The first phase of the Wilshire Grand Project could be implemented, along with street improvements, in the next 1-2 years.  The process is in an early stage, and the City is still working with stakeholders to determine priorities.  The Wilshire Grand development will also provide pedestrian improvements on the 110 overpasses for 7th Street and Wilshire Boulevard.

Venice Boulevard

Next came the biggest piece of the meeting: preliminary discussion about bringing bike lanes to Venice Boulevard.  LADOT Bikeways engineers gave a presentation on their initial analysis to the assembled group.  You can read up on that analysis and give your own opinions on Venice Boulevard here.  The preliminary (and estimated) time-line was presented as: 3 months of design and outreach, 2 months of finalized design after outreach has been completed, and 1 month of implementation.
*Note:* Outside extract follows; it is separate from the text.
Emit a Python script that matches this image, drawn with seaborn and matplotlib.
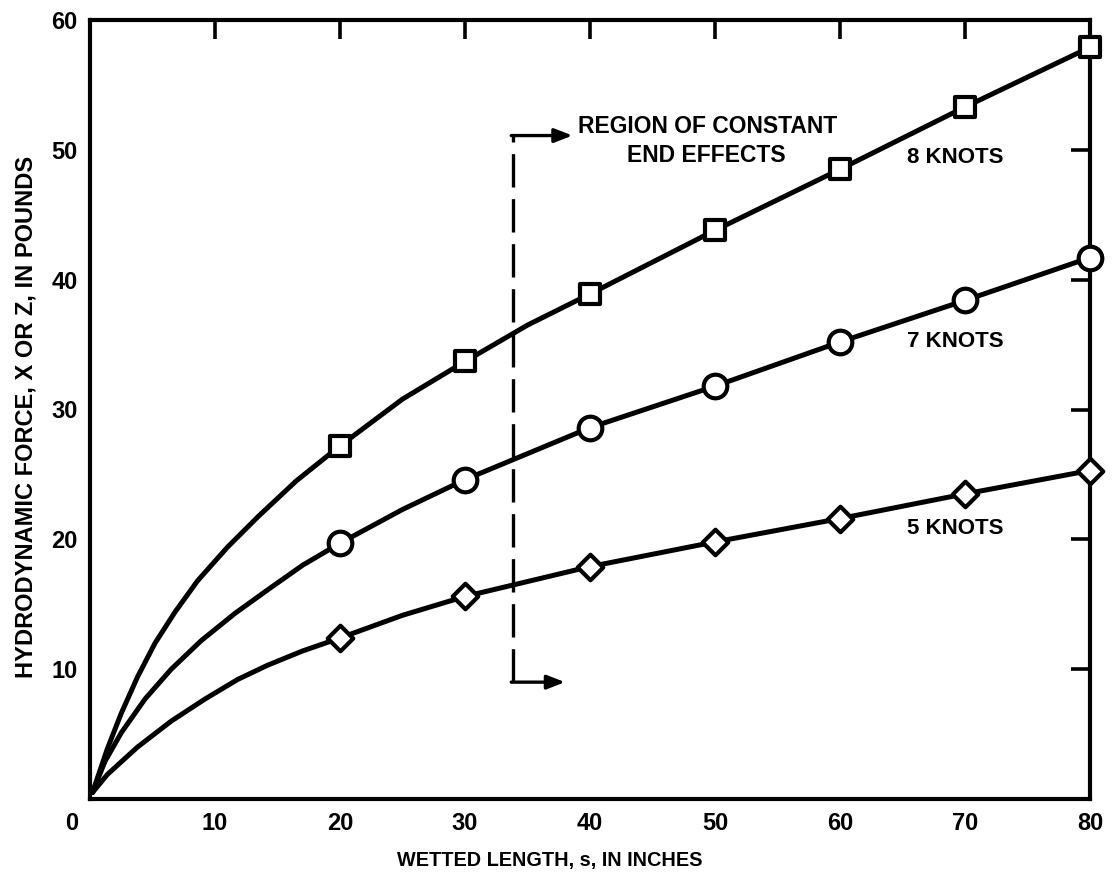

While a number of the stretches on Venice will require choosing between travel lane removal and parking removal, meeting attendees wanted to make sure community groups and NCs are also presented with the positives of a road diet and the potential for win-win benefits.  Advocates advanced a number of innovative ideas, like building “double sharrows” where a parking lane turns into a travel lane during rush hour (and both lanes are sharrowed), or creating bus-bike lanes (like the ones on Figueroa) to improve bus service as well as bicycle access on this heavily traveled bus corridor.

BPIT attendees discussed the finer points of securing community buy-in, how many options to present to community groups, making sure different options for the 5 sections of Venice keep as contiguous a configuration as possible (the street varies in width greatly as one travels along this section), creating a solution to the bottleneck that happens during Staples Center events, and efforts at community education & participatory planning in the low-income communities along Venice Boulevard.

For the next step, City Planning will meet with the 3 council district offices (CD 10, CD 1, and CD 9) through which this section of Venice Boulevard runs.  Together, they will determine a coordinated outreach strategy and work together on presentations to the various community groups in their respective districts.

Bike Plan Support Programs

The LA Bike Plan doesn’t just happen to be a bunch of lines on a map where bike lanes go.  It also has a long list of programs and policies meant to help make the City a more bike friendly place.  In this section of the meeting, the LADOT Bike Program and City Planning outlined all the programs they’re currently working on.  Of particular note was City Planning’s effort to provide status reports on program progress and a joint effort to use SWITRS and TIMS data to map bicycle crashes in LA.  They will use this data in the future to help prioritize new bike lane projects that provide the greatest safety benefit the soonest.

BPIT members expressed interest in the meetings paying more attention to education programs in future meetings and getting LAPD representatives to attend BPIT meetings to help keep them abreast of developments.

Next BPIT Meeting

The next BPIT meeting will be on May 3rd at 2:00 PM at City Hall Room 721.  Expected agenda items are progress on 7th Street, progress on Venice Boulevard, further discussion of Bike Plan programs, and more.  When we get an agenda for next month’s meeting, we’ll be sure to post it right here at the LADOT Bike Blog.